Las emociones más incapacitantes, en su opinión, son las que, como la tristeza, merman la potencia de actuar y desmoralizan al ser humano. El miedo, la vergüenza, la indignación, la culpa pueden bloquear a quien los padece y hacer que su vida se detenga, inhibendo sus deseos y la capacidad de elegir.
Efectivamente, las emociones son necesarias porque sin ellas no hay motivación para actuar. Pero hay emociones inadecuadas, que solo nos inhiben de actuar o nos llevan a actuar erróneamente.

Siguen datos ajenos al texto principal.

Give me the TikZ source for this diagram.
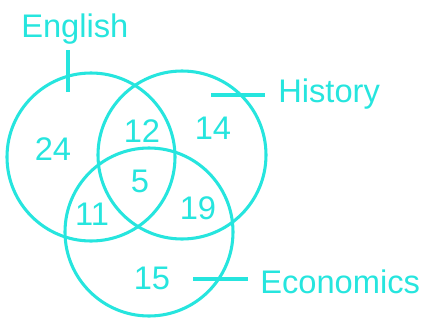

El miedo o la vergüenza pueden ser buenos, pero pueden paralizar la acción. Indignarse está bien si el objeto de indignación merece esa reacción, pero puede ser pueril. Conocer el por qué de las emociones y gobernarlas es, a mi juicio, lo que hace la ética.

¿Cómo cree usted que deberíamos luchar contra el pesimismo y el miedo en nuestra época? ¿Cuáles son nuestros principales recursos?
Cuando a la filosofía se le pregunta: ¿cómo hacerlo?, nos desarman. La filosofía carece de respuestas prácticas. Por eso no es autoayuda. Entiendo, sin embargo, que el discurso teórico que conecta las emociones con la motivación para actuar es un paso para fijarse en algo más que el discurso racional. Saber que las emociones tristes no nos convienen, pero que es posible luchar contra ellas y superarlas, es el primer paso para no desesperarse. Finalmente, el recurso es la educación, pensar que los sentimientos son educables. Lo que dudo es que haya técnicas para hacerlo aplicándolas a cualquier caso.  El “conócete a ti mismo” es la vía para analizar por qué uno actúa como lo hace.